Midway Mall
- Location: Sherman, Texas, United States
- Coordinates: 33°41′15″N 96°35′06″W﻿ / ﻿33.6875°N 96.5850°W
- Address: 4800 Texoma Pkwy
- Opened: 1986
- Developer: Melvin Simon & Associates
- Management: Mustard Street Management
- Owner: Mustard Street Management
- Stores: <5 (70+ at peak)
- Anchor tenants: 5 (2 open, 3 vacant)
- Floor area: 606,494
- Floors: 1
- Parking: 3,451

= Midway Mall (Texas) =

The Midway Mall is the only shopping mall in the areas of far North Texas and Southern Oklahoma. The mall is also the only mall outside of the greater Dallas/Fort Worth area and central Oklahoma. The mall sits about one mile east of US Highway 75. The Sherman and Denison, Texas, area has a population of about 150,000.

==History==
The site of the Midway Mall was originally a Sears, with the rest of the property being developed around it.

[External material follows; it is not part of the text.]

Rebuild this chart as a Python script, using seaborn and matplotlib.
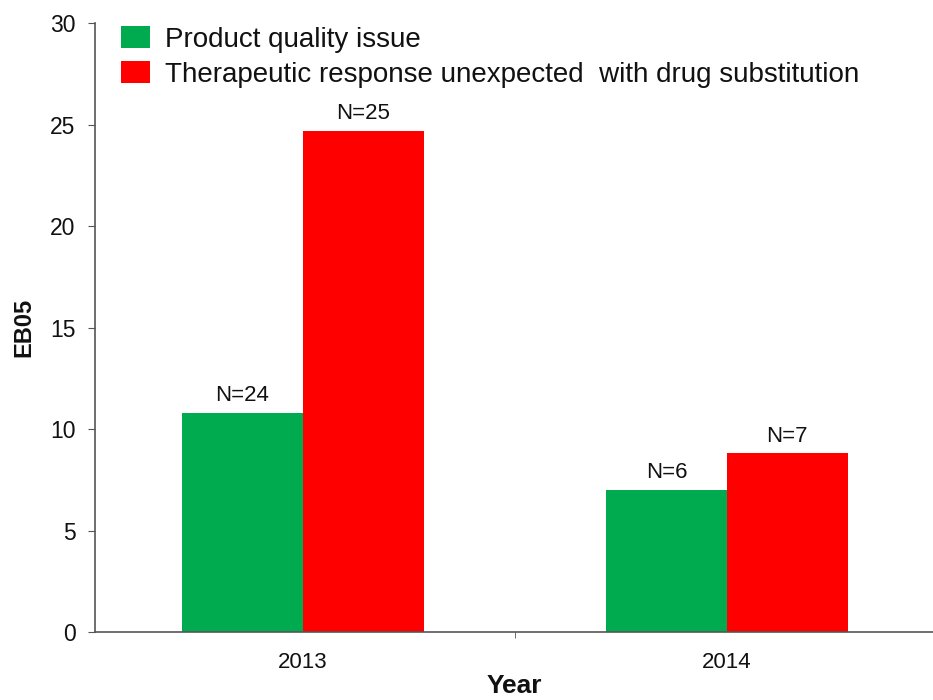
import pandas as pd
import matplotlib
matplotlib.use("Agg")
import matplotlib.pyplot as plt
import seaborn as sns

years = ['2013', '2014']
series = ['Product quality issue',
          'Therapeutic response unexpected  with drug substitution']
quality = [10.8, 7.0]
therapeutic = [24.7, 8.8]
n_quality = ['N=24', 'N=6']
n_therapeutic = ['N=25', 'N=7']
colors = ['#00AA4F', '#FF0000']

df = pd.DataFrame({
    'Year': years * 2,
    'Type': [series[0]] * 2 + [series[1]] * 2,
    'EB05': quality + therapeutic,
})

sns.set_style('white')
plt.rcParams['font.family'] = ['Liberation Sans', 'DejaVu Sans']
plt.rcParams['text.color'] = '#111111'
plt.rcParams['axes.labelcolor'] = '#111111'
plt.rcParams['xtick.color'] = '#111111'
plt.rcParams['ytick.color'] = '#111111'

fig = plt.figure(figsize=(9.33, 7), dpi=100)
ax = fig.add_axes([0.102, 0.097, 0.898, 0.87])

sns.barplot(data=df, x='Year', y='EB05', hue='Type', palette=colors,
            width=0.57, gap=0, saturation=1, ax=ax, errorbar=None,
            linewidth=0, edgecolor='none')

for cont, labels in zip(ax.containers, [n_quality, n_therapeutic]):
    ax.bar_label(cont, labels=labels, padding=5, fontsize=16)

ax.set_ylim(0, 30)
ax.set_xlim(-0.49, 1.486)
ax.set_yticks(range(0, 31, 5))
ax.set_xticks([0.5], minor=True)
ax.tick_params(axis='y', labelsize=16.5, length=5, color='#555555', direction='out', left=True, pad=9)
ax.tick_params(axis='x', which='major', labelsize=16, length=0, pad=14)
ax.tick_params(axis='x', which='minor', length=4, color='#555555', direction='out', bottom=True)
ax.set_xlabel('Year', fontsize=19, fontweight='bold', labelpad=1)
ax.set_ylabel('EB05', fontsize=17, fontweight='bold', labelpad=11)

sns.despine(ax=ax)
for s in ['left', 'bottom']:
    ax.spines[s].set_color('#555555')
    ax.spines[s].set_linewidth(1.2)

leg = ax.legend(loc='upper left', bbox_to_anchor=(0.017, 1.013), frameon=False,
                fontsize=20, handlelength=1.05, handleheight=0.8,
                labelspacing=0.32, handletextpad=0.54, borderaxespad=0)

fig.savefig('out.png', dpi=100)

The Midway Mall opened in 1986 with the anchor stores Dillard's, Bealls, JCPenney, Mervyn's, and Sears. In 2007, the Midway Mall lost its JC Penney, after the chain moved four miles south to the Sherman Town Center. On August 20, 2010, it was announced that the mall would be sold to TNP Sites after the Simon Property Group managed the property for 24 years. On June 6, 2017, Sears announced that it would be closing its Sherman store and Auto Center. This was one of 70 properties that the company announced would close. The store closed early in September 2017. Within the last 10 years, the Midway Mall has become a dead mall, as it has been documented on various YouTube channels. On May 6, 2021, the city of Sherman announced there was a contract to sell the mall. According to the Grayson County Assessor, the property is valued at $1.5 million and is no longer for sale, it was purchased by Mustard Street Management. Repairs are currently being worked on in phases, the first repair was replacing air conditioning.